New York's steakhouse category has stratified considerably over the past decade. At the upper end, you have destination-format houses where the beef is the stated attraction and the experience is built around it. At the working end, you have places where steak is the reliable anchor of a meal that is really about the conversation happening over it. Bobby Van's occupies the second position without apology.

The Opinionated About Dining 2024 ranking places Bobby Van's at #794 in the Casual North America category. OAD's list draws on a large panel of experienced diners rather than professional critics alone, which makes it a useful proxy for the kind of sustained, repeat-visit approval that corporate midtown reliably provides. The 4.5 Google rating across 435 reviews corroborates that: this is not a room that surprises people, but it is a room that consistently delivers what it promises.

In the peer context of East 50s steakhouses, the relevant comparison is with places like Benjamin Steak House, which occupies a similar midtown bracket and a similar business-dining function. Further downtown, the newer format steakhouses such as Bowery Meat Company and Carne Mare represent a different generational approach to beef-centric dining, where the neighborhood character and design language are as considered as the menu. Bobby Van's makes no such argument. Its identity is its neighborhood and its schedule.

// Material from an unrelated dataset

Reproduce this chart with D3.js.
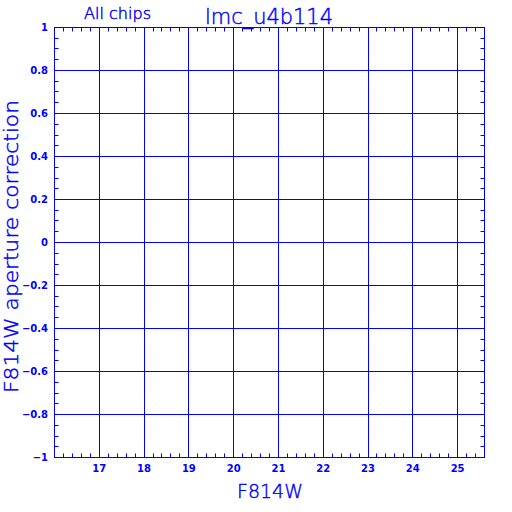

The Sensory Arguments for the Room

The sensory case for a room like this is not the same as the case for a fine-dining destination. The sounds are the point. Midtown lunch at a working steakhouse has a specific acoustic texture: the overlap of multiple loud conversations, the rhythmic presence of a room operating at capacity, the particular clink of ice in a glass of water arriving before the menus. These are not incidental features. They are the format.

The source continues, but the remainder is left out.